# DATA PROVIDED:

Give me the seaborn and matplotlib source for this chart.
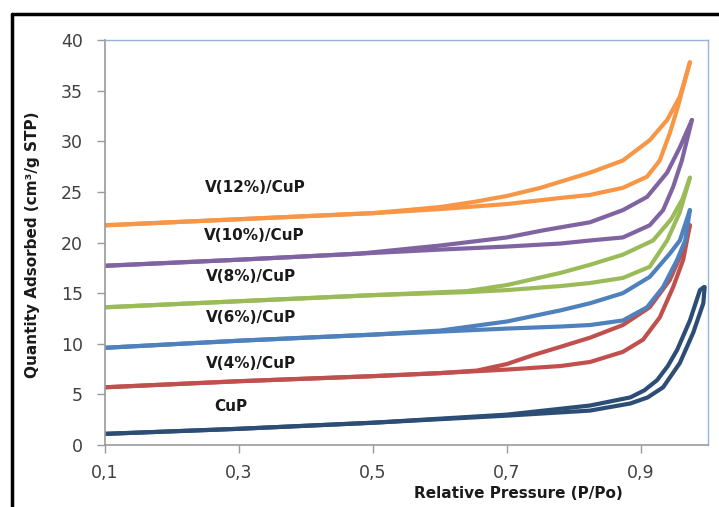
import matplotlib
matplotlib.use("Agg")
import matplotlib.pyplot as plt
import seaborn as sns
import pandas as pd
from matplotlib.lines import Line2D

# ---------------- data ----------------
samples = ["CuP", "V(4%)/CuP", "V(6%)/CuP", "V(8%)/CuP", "V(10%)/CuP", "V(12%)/CuP"]
colors = ["#2C4D75", "#C0504D", "#4F81BD", "#9BBB59", "#8064A2", "#F79646"]

cup_p_ads = [0.10, 0.30, 0.50, 0.70, 0.824, 0.884, 0.91, 0.933, 0.958, 0.978, 0.993, 0.995]
cup_v_ads = [1.1, 1.6, 2.2, 2.9, 3.4, 4.1, 4.7, 5.7, 8.1, 11.1, 14.0, 15.6]
cup_p_des = [0.10, 0.30, 0.50, 0.70, 0.824, 0.884, 0.905, 0.924, 0.94, 0.954, 0.973, 0.988, 0.994]
cup_v_des = [1.1, 1.6, 2.2, 3.0, 3.9, 4.7, 5.4, 6.4, 7.8, 9.4, 12.3, 15.3, 15.6]

v4_p_ads = [0.10, 0.30, 0.50, 0.60, 0.70, 0.78, 0.824, 0.873, 0.903, 0.928, 0.948, 0.963, 0.973]
v4_v_ads = [5.7, 6.3, 6.8, 7.1, 7.45, 7.8, 8.2, 9.2, 10.4, 12.6, 15.6, 18.3, 21.7]
v4_p_des = [0.10, 0.30, 0.50, 0.60, 0.655, 0.70, 0.74, 0.78, 0.824, 0.873, 0.913, 0.943, 0.963, 0.973]
v4_v_des = [5.7, 6.3, 6.8, 7.1, 7.35, 8.0, 8.9, 9.7, 10.6, 11.85, 13.6, 16.3, 19.3, 21.7]

v6_p_ads = [0.10, 0.30, 0.50, 0.60, 0.70, 0.78, 0.824, 0.873, 0.909, 0.933, 0.954, 0.966, 0.973]
v6_v_ads = [9.6, 10.3, 10.9, 11.2, 11.5, 11.7, 11.85, 12.3, 13.6, 15.6, 18.3, 20.2, 23.2]
v6_p_des = [0.10, 0.30, 0.50, 0.60, 0.70, 0.78, 0.824, 0.873, 0.913, 0.943, 0.958, 0.973]
v6_v_des = [9.6, 10.3, 10.9, 11.3, 12.2, 13.3, 14.0, 15.0, 16.6, 18.9, 20.2, 23.2]

v8_p_ads = [0.10, 0.30, 0.50, 0.64, 0.70, 0.78, 0.824, 0.873, 0.913, 0.939, 0.958, 0.973]
v8_v_ads = [13.6, 14.2, 14.8, 15.1, 15.3, 15.7, 16.0, 16.5, 17.6, 20.2, 23.0, 26.4]
v8_p_des = [0.10, 0.30, 0.50, 0.64, 0.70, 0.78, 0.824, 0.873, 0.918, 0.945, 0.962, 0.973]
v8_v_des = [13.6, 14.2, 14.8, 15.2, 15.8, 17.0, 17.8, 18.8, 20.2, 22.3, 24.3, 26.4]

v10_p_ads = [0.10, 0.30, 0.48, 0.60, 0.70, 0.78, 0.824, 0.873, 0.913, 0.933, 0.948, 0.961, 0.976]
v10_v_ads = [17.7, 18.3, 18.9, 19.3, 19.6, 19.9, 20.2, 20.5, 21.7, 23.2, 25.5, 28.1, 32.1]
v10_p_des = [0.10, 0.30, 0.48, 0.60, 0.70, 0.754, 0.824, 0.873, 0.909, 0.939, 0.958, 0.976]
v10_v_des = [17.7, 18.3, 18.9, 19.7, 20.5, 21.2, 22.0, 23.2, 24.5, 26.9, 29.4, 32.1]

v12_p_ads = [0.10, 0.30, 0.50, 0.60, 0.70, 0.78, 0.824, 0.873, 0.909, 0.928, 0.943, 0.955, 0.973]
v12_v_ads = [21.7, 22.3, 22.9, 23.3, 23.8, 24.4, 24.7, 25.4, 26.5, 28.1, 30.8, 33.4, 37.8]
v12_p_des = [0.10, 0.30, 0.50, 0.60, 0.65, 0.70, 0.75, 0.824, 0.873, 0.913, 0.939, 0.958, 0.973]
v12_v_des = [21.7, 22.3, 22.9, 23.5, 24.0, 24.6, 25.4, 26.9, 28.1, 30.1, 32.1, 34.4, 37.8]

label_x = [0.288, 0.318, 0.318, 0.318, 0.322, 0.324]
label_y = [3.85, 8.0, 12.6, 16.6, 20.7, 25.4]

x_ticks = [0.1, 0.3, 0.5, 0.7, 0.9]
x_ticklabels = ["0,1", "0,3", "0,5", "0,7", "0,9"]
y_ticks = [0, 5, 10, 15, 20, 25, 30, 35, 40]

branches = [
    (cup_p_ads, cup_v_ads, cup_p_des, cup_v_des),
    (v4_p_ads, v4_v_ads, v4_p_des, v4_v_des),
    (v6_p_ads, v6_v_ads, v6_p_des, v6_v_des),
    (v8_p_ads, v8_v_ads, v8_p_des, v8_v_des),
    (v10_p_ads, v10_v_ads, v10_p_des, v10_v_des),
    (v12_p_ads, v12_v_ads, v12_p_des, v12_v_des),
]

rows = []
for name, (pa, va, pd_, vd) in zip(samples, branches):
    for i, (p, v) in enumerate(zip(pa, va)):
        rows.append(dict(sample=name, branch="ads", order=i, P=p, V=v))
    for i, (p, v) in enumerate(zip(pd_, vd)):
        rows.append(dict(sample=name, branch="des", order=i, P=p, V=v))
df = pd.DataFrame(rows)

# ---------------- figure ----------------
sns.set_theme(style="white")
plt.rcParams["font.family"] = ["DejaVu Sans"]

fig = plt.figure(figsize=(7.19, 5.07), dpi=100)
ax = fig.add_axes([105 / 719, 1 - 445 / 507, (708 - 105) / 719, (445 - 40) / 507])

for name, col in zip(samples, colors):
    for br in ["ads", "des"]:
        sub = df[(df["sample"] == name) & (df["branch"] == br)].sort_values("order")
        sns.lineplot(data=sub, x="P", y="V", sort=False, estimator=None, color=col,
                     linewidth=3.0, ax=ax, legend=False,
                     solid_capstyle="round", solid_joinstyle="round")

for name, lx, ly in zip(samples, label_x, label_y):
    ax.text(lx, ly, name, ha="center", va="center", fontsize=11, fontweight="bold",
            color="#1a1a1a")

ax.set_xlim(0.1, 1.0)
ax.set_ylim(0, 40)
ax.set_xticks(x_ticks)
ax.set_xticklabels(x_ticklabels)
ax.set_yticks(y_ticks)
ax.tick_params(axis="both", which="major", direction="out", length=6, width=1,
               color="#9a9a9a", labelsize=12.5, labelcolor="#404040", left=True,
               bottom=True)
ax.tick_params(axis="x", pad=8)
ax.tick_params(axis="y", pad=10)
ax.set_xlabel("")
ax.set_ylabel("")

for side in ["left", "bottom"]:
    ax.spines[side].set_color("#9a9a9a")
    ax.spines[side].set_linewidth(1.2)
for side in ["top", "right"]:
    ax.spines[side].set_color("#95B3D7")
    ax.spines[side].set_linewidth(1.0)
ax.grid(False)

fig.text(518 / 719, 1 - 493 / 507, "Relative Pressure (P/Po)", ha="center", va="center",
         fontsize=11, fontweight="bold", color="#1a1a1a")
fig.text(33 / 719, 1 - 245 / 507, "Quantity Adsorbed (cm\u00b3/g STP)", ha="center",
         va="center", rotation=90, fontsize=11, fontweight="bold", color="#1a1a1a")

# black frame (top and left edges visible in the reference)
fig.add_artist(Line2D([12 / 719, 1.0], [1 - 14 / 507, 1 - 14 / 507], color="black",
                      linewidth=2.5, transform=fig.transFigure))
fig.add_artist(Line2D([12 / 719, 12 / 719], [0.0, 1 - 14 / 507], color="black",
                      linewidth=2.5, transform=fig.transFigure))

fig.savefig("out.png", dpi=100, facecolor="white")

# GIVEN INSTRUCTION:
From the listing above, find the number of lines with the word "seaborn" in them. Answer with the number only.

# COMPLETE ANSWER:
2